"Humble yourselves, therefore, under God's mighty hand, that he may lift you up in due time." 1 Peter 5:6 NIV
The verses before and after this YouVersion Daily Refresh verse set the frame so well. Father God, as usual, You have been so wonderfully and faithfully *personal* in Your messages to me during this time of trial in my life. I would still like to grab the time to reflect on several of those verses; in fact, I will do that for a few minutes before pondering today's communication.
James 1:12 "Blessed is the one who perseveres under trial because, having stood the test that person will receive the crown of life that the Lord has promised to those who love him."
Psalm 103:6 ICB "The Lord does what is right and fair for all who are wronged by others."
2 Corinthians 1:3-4 "Blessed be the God and Father of our Lord Jesus Christ, the Father of mercies and God of all comfort."

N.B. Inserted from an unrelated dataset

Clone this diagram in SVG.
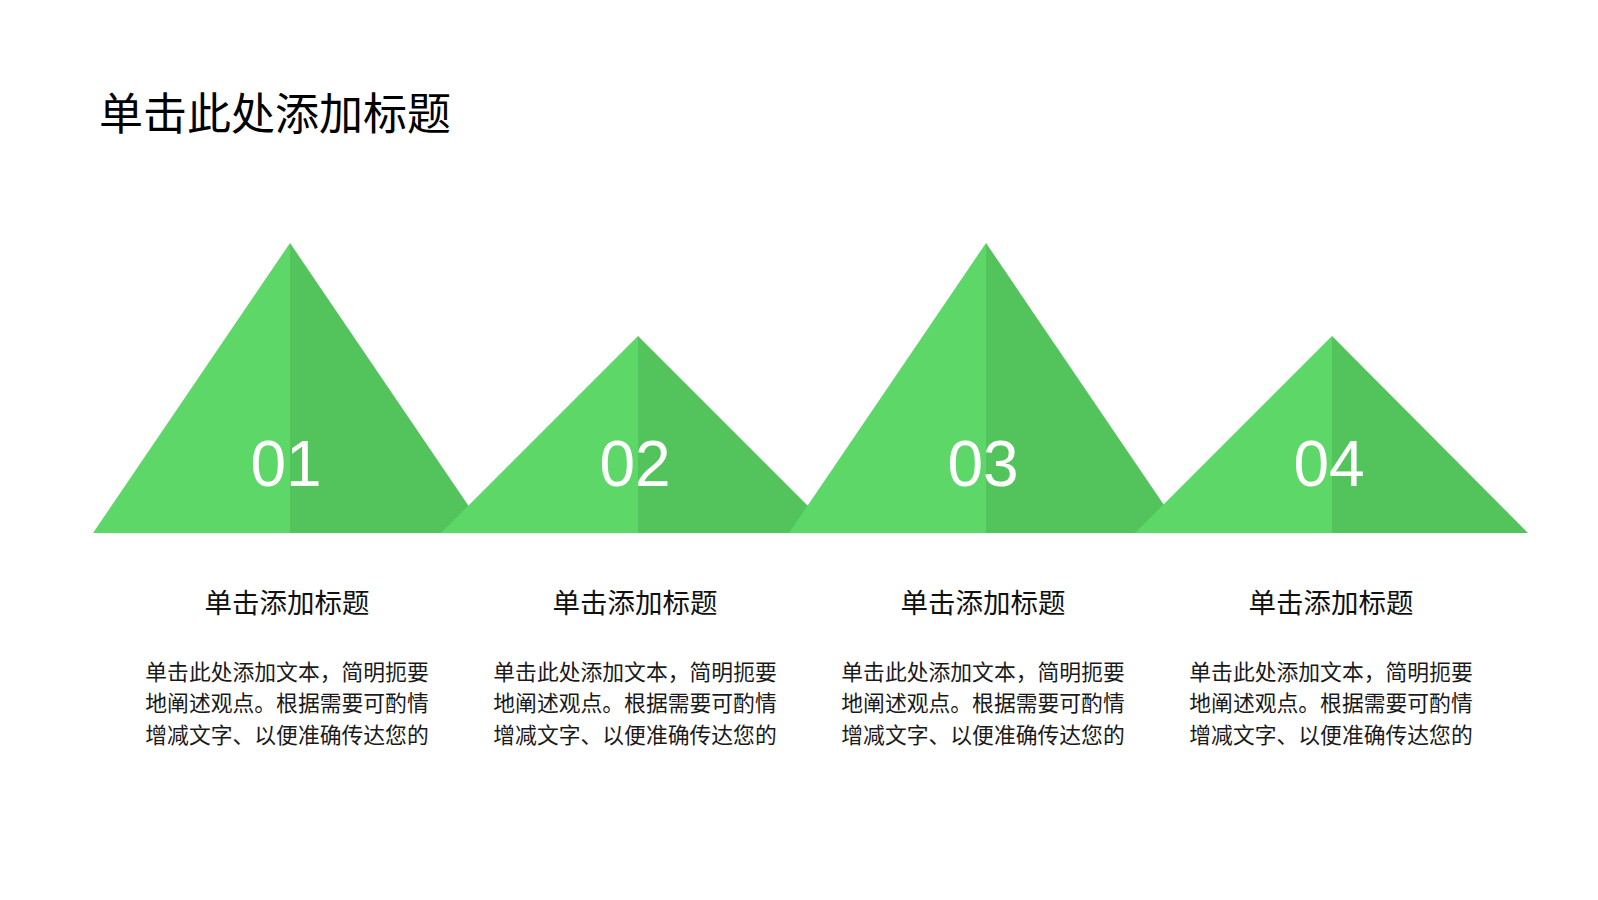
<svg xmlns="http://www.w3.org/2000/svg" width="1598" height="900" viewBox="0 0 1598 900">
<style>
.lt{fill:#5dd868}
.dk{fill:#53c45b}
.num{font-family:"Liberation Sans",Arial,sans-serif;font-size:64px;fill:#ffffff;text-anchor:middle}
.cj{font-family:"Noto Sans CJK SC","Noto Sans",sans-serif}
.title{font-size:44px;fill:#000000}
.sub{font-size:27.5px;fill:#111111;text-anchor:middle}
.body{font-size:21.8px;fill:#1a1a1a;text-anchor:middle}
</style>
<rect width="1598" height="900" fill="#ffffff"/>
<text class="cj title" x="99" y="130">单击此处添加标题</text>
<g id="node1">
<polygon class="lt" points="290,243 93,533 290,533"/>
<polygon class="dk" points="290,243 290,533 487,533"/>
<text class="num" x="286" y="486">01</text>
</g>
<g id="node2">
<polygon class="lt" points="638,336 441,533 638,533"/>
<polygon class="dk" points="638,336 638,533 835,533"/>
<text class="num" x="635" y="486">02</text>
</g>
<g id="node3">
<polygon class="lt" points="986,243 789,533 986,533"/>
<polygon class="dk" points="986,243 986,533 1183,533"/>
<text class="num" x="983" y="486">03</text>
</g>
<g id="node4">
<polygon class="lt" points="1332,336 1135,533 1332,533"/>
<polygon class="dk" points="1332,336 1332,533 1528,533"/>
<text class="num" x="1329" y="486">04</text>
</g>
<g id="label1" class="cj">
<text class="sub" x="287" y="613">单击添加标题</text>
<text class="body" x="287" y="680">单击此处添加文本，简明扼要</text>
<text class="body" x="287" y="711">地阐述观点。根据需要可酌情</text>
<text class="body" x="287" y="743">增减文字、以便准确传达您的</text>
</g>
<g id="label2" class="cj">
<text class="sub" x="635" y="613">单击添加标题</text>
<text class="body" x="635" y="680">单击此处添加文本，简明扼要</text>
<text class="body" x="635" y="711">地阐述观点。根据需要可酌情</text>
<text class="body" x="635" y="743">增减文字、以便准确传达您的</text>
</g>
<g id="label3" class="cj">
<text class="sub" x="983" y="613">单击添加标题</text>
<text class="body" x="983" y="680">单击此处添加文本，简明扼要</text>
<text class="body" x="983" y="711">地阐述观点。根据需要可酌情</text>
<text class="body" x="983" y="743">增减文字、以便准确传达您的</text>
</g>
<g id="label4" class="cj">
<text class="sub" x="1331" y="613">单击添加标题</text>
<text class="body" x="1331" y="680">单击此处添加文本，简明扼要</text>
<text class="body" x="1331" y="711">地阐述观点。根据需要可酌情</text>
<text class="body" x="1331" y="743">增减文字、以便准确传达您的</text>
</g>
<g id="connectors"/>
</svg>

1 Corinthians 4:3-4 NIV "I care very little if I am judged by you or by any human court; indeed, I do not even judge myself. My conscience is clear, but that does not make me innocent. It is the Lord who judges me." (And of course also makes me innocent by forgiving and pardoning me!)
Luke 6:27-28--Proverbs 19:21--visits from my hummingbird friends--my night(s) of lament--my unchosen and forced sabbatical--the Waiting on God Soul Care Retreat----and now, today's verse about Your lifting me up in due time. It has been hard not to jump to a conclusion one way or the other, Lord God. I have resisted the human desire to predict a future that is not in my power to predict. After all, I did not see this coming.
So I will put my trust in You, knowing that I do have a clear conscience. The world (and the investigators) may not clear me of these allegations/accusations, but You and I know the truth. Sometimes I feel that I am a victim of gaslighting, and I doubt my recollections and my own heart, which of course if deceitful in its nature. But if I am not humbling myself under Your mighty hand, I am certainly being humbled, if passively and not by my own choices or interventions. I will wait for the due time of Your lifting me up. Jesus, You did. It took a few days, if I remember correctly. That time of waiting was literally hell for you.
I love You, Lord, and Your mercies never fail me! Amen.